Classical Realism

The Art Around You

Painting at Wilson Gorge near Lenoir, NC.

Painting at Wilson Gorge near Lenoir, NC.

 

If you're like me, you have seen advertisements for workshops in foreign exotic locations and wished you could go there and paint. Who wouldn't want to go to Venice or Paris and set up your plein aire easel on some quaint side street for the afternoon to capture the classic sunlight on those buildings that were painted by bygone masters. When I go to the website of painters like CW Mundy and see the latest paintings from his European trips, I wonder if I could pull it off like he does–venture in Europe for a month painting every day and selling them like hotcakes before he even returns. Would I chose to paint the Venice gondolier like generations before me have painted, or would I shrug off such a subject matter because by now I feel it is cliché? Would just being in Venice with a paintbrush make the subject matter extraordinary and worthy of the canvas?

Scott Burdick and his wife Sue travel to exotic places around the world and then present travelogues showing images of peoples and lands far away to a room full of ardent admirers. Their paintings are a selection from the images they captured and the cultural influences they absorbed while circling the globe on adventures. They appear very successful to me and I have thought about what it would take to be able to do what they do. Of course, I have to wait until my kids are gone so that my wife and I can be as unencumbered as they are.

Does the location make the subject matter special? Am I longing for the chance to go somewhere far away so that I can gather material and paint a series that will somehow catapult me to success? Or is there enough around me to fill a life-time of canvases if I just look for it. Today I was introduced to a local resident who is not unusual for this area, and easy not to notice as I drive by her house everyday, but whose little world holds a treasure chest of things that can keep me busy painting for a long time. Mary's life is simple and it seems is complete. She complains about nothing, welcomes everyone and is well cared-for by family, friends and neighbors who stop by and make sure she is fine.

 
MarysHouse.jpg

Mary has lived in the same house all of her 92 years and will smile as she tells you about growing up in this area. I'm sure she has repeated these stories to many like me. I did not spend much time with her today but I was fascinated as I heard about a life lived by a common person of uncommon resilience and spunk. Her little wood house has no running water, no indoor plumbing, no refrigerator or television (she was offered one recently and refused it) and yet she seems so content, so satisfied.
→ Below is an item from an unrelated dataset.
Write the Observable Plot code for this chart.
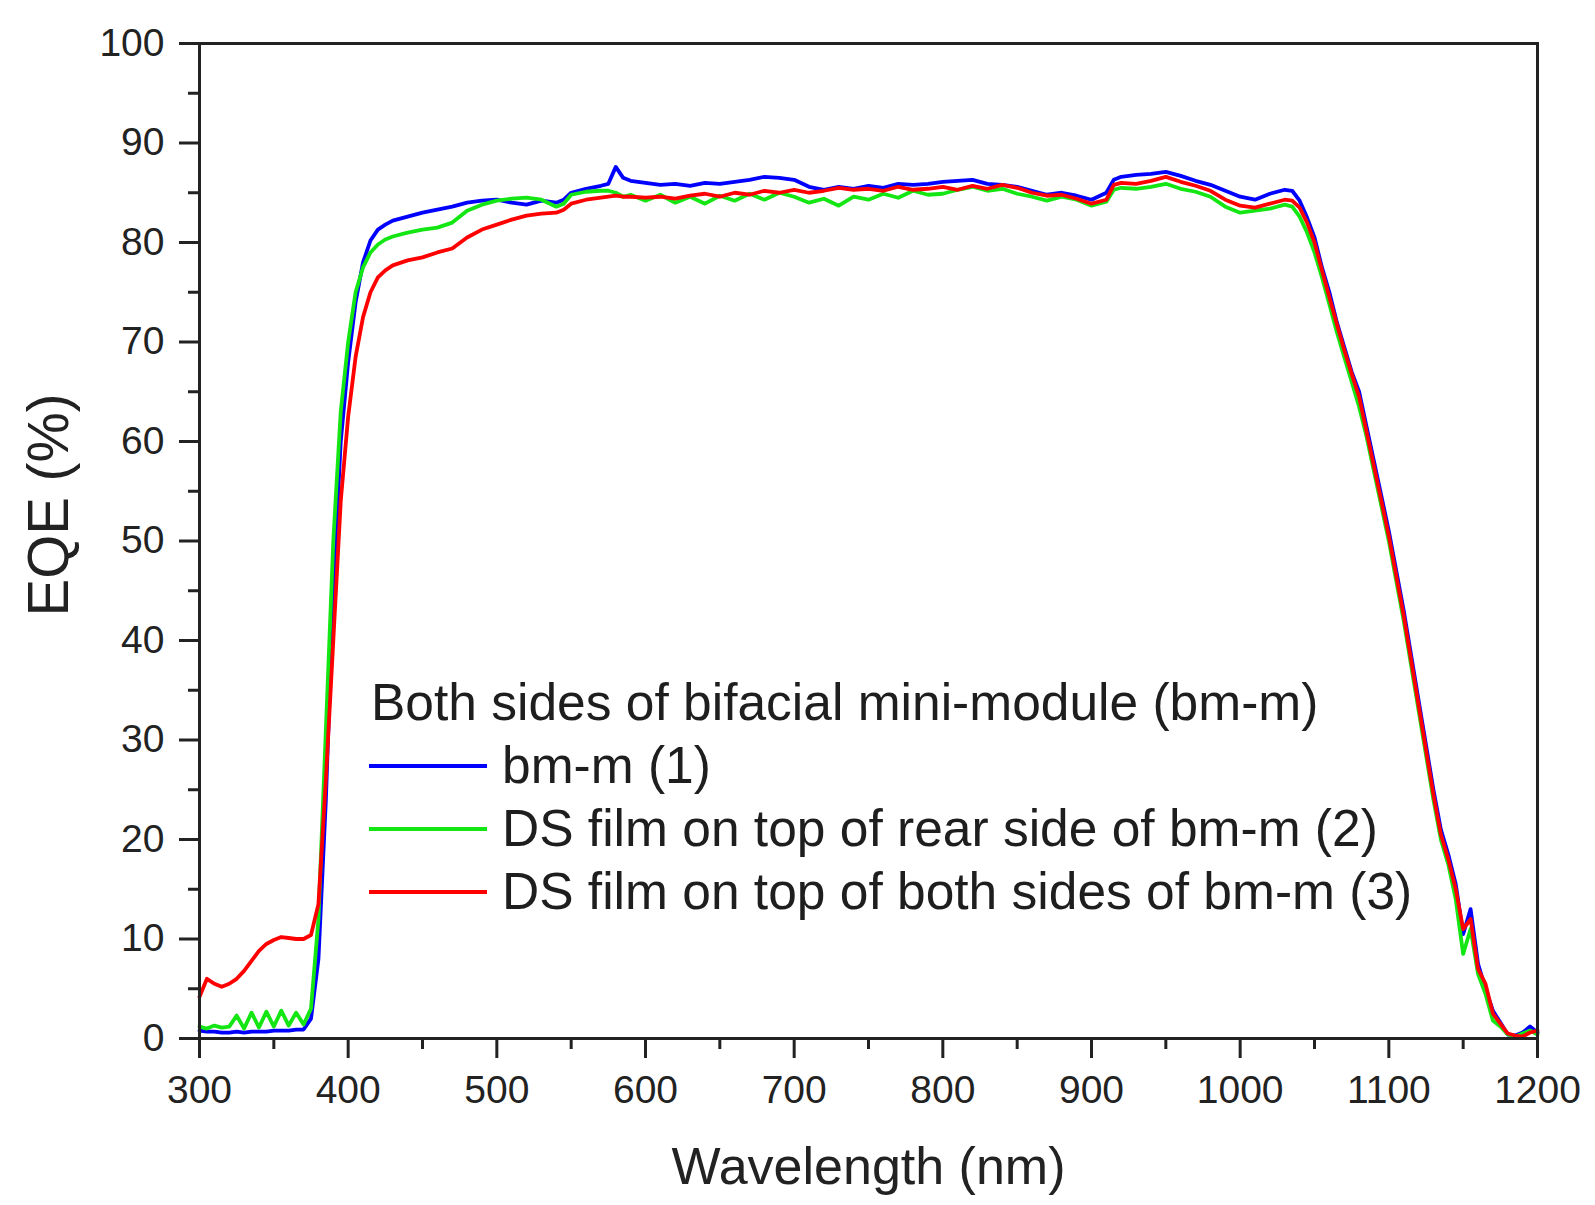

The few small rooms she lives in are heated by a large cast iron wood stove and the pile of cut and split wood outside tells me I don't have to worry about her when the temps dip down below 10 again like they did last week.

Ninety two years ago the US was just entering World War 1. Today she showed me the photo of a black man standing next to bee hives and she told me he worked for her family until he died in 1925. He was captured as a boy by Confederate forces in South Carolina until he escaped to the mountains where he was able to live among the farm families of the Appalachians. I have never talked to someone who had listened to stories of the Civil War and it gave me a strange sense of connection to the distant past.

As I looked around the simple home and the things that are everyday life to Mary, I saw meaningful compositions for paintings. Sometimes the simple things in life make the most attractive things to paint. They invite the viewer to identify with the surroundings or relate to the symbolism inferred in them. Mary's home is full of such things.

Do we need to go far to find subject matter for painting? Look around and I think you will find that you don't. I will write more about this as I explore the notes and images I have in my mind for future works.